Why is 4.2–4.5 stars considered the optimal rating zone?
Research published by Northwestern University's Spiegel Research Center analyzed consumer behavior across millions of purchase decisions and found that products rated 4.2–4.5 stars drive higher purchase rates than products rated 4.5–5.0 or even a perfect 5.0. The reason is consumer psychology: a perfect score looks fake or curated, while 4.2–4.5 signals authenticity — it shows the business has real customers with occasionally different opinions, making the positive reviews more credible. Products with perfect ratings often suffer from review skepticism, especially in competitive markets where fake reviews are common.
How many 5-star reviews do I need to improve my rating?
The formula is: reviews needed = ceil((target − current) × currentCount / (5 − target)). For example, if you have 3.8 stars across 100 reviews and want to reach 4.2, you need ceil((4.2 − 3.8) × 100 / (5 − 4.2)) = ceil(40 / 0.8) = ceil(50) = 50 additional 5-star reviews.
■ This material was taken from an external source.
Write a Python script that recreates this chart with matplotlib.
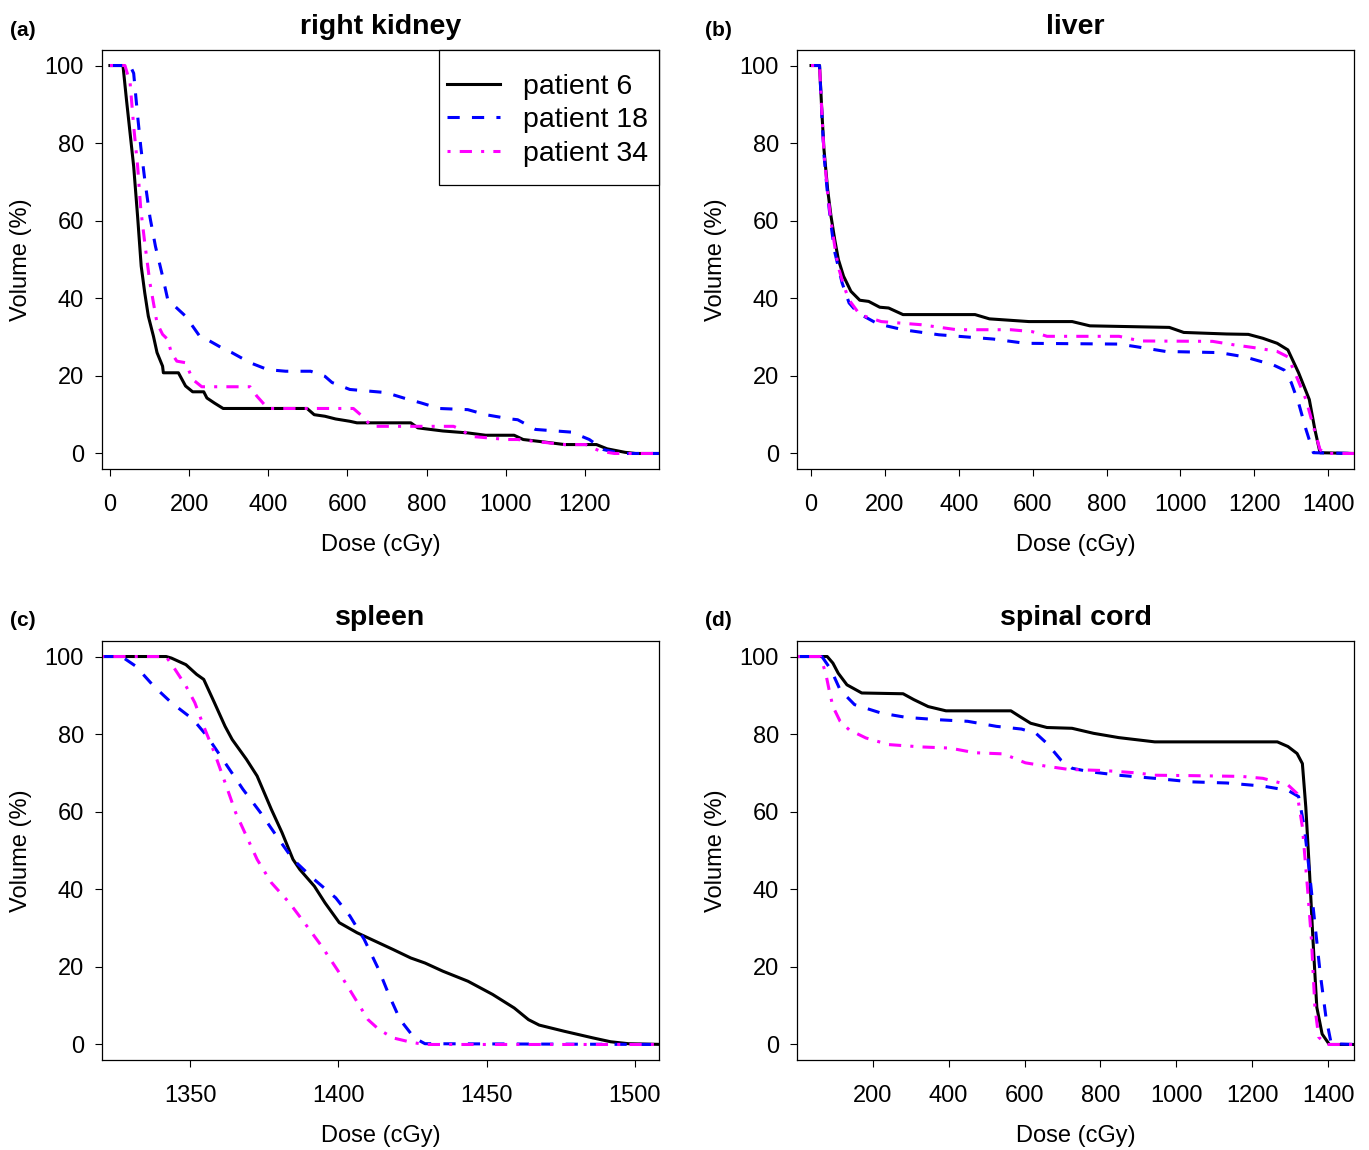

This formula assumes every new review is 5-star. Note that improvement gets harder as your rating approaches 5.0 because the denominator (5 − target) gets smaller, making the formula produce larger and larger numbers — this is why 4.95 is the practical cap for realistic goal setting.
What is the difference between 5-star and 10-star rating systems?
The 5-star system is the most universally recognized format used by Google, Amazon, Yelp, and most consumer platforms. The 10-star system is common in film criticism (IMDb) and some specialized review sites, offering finer granularity. Mathematically the weighted average formula works identically for both scales — the max value simply changes from 5 to 10. Our tool supports both scales with a toggle. When showing the quality zone for a 10-star scale, we normalize to the 5-star equivalent (dividing by 2) to apply the same consumer research thresholds that Northwestern's research established.
What is the Wilson Score and when should I use it?
The Wilson Score lower bound is a statistical confidence interval calculation originally designed for binary ratings (thumbs up or thumbs down). It asks: given the positive review rate I observe, what is the lowest plausible true positive rate with 95% confidence? Reddit and Yelp use this to rank comment and review quality. For 5-star systems, we compute it by treating 4-star and 5-star reviews as 'positive' and 1-3 star as 'negative'. The resulting Wilson Score is most useful when comparing two products with very different review volumes — it penalizes a product with 90% positive ratings across only 10 reviews compared to one with 85% positive ratings across 1,000 reviews, correctly ranking the higher-confidence product first.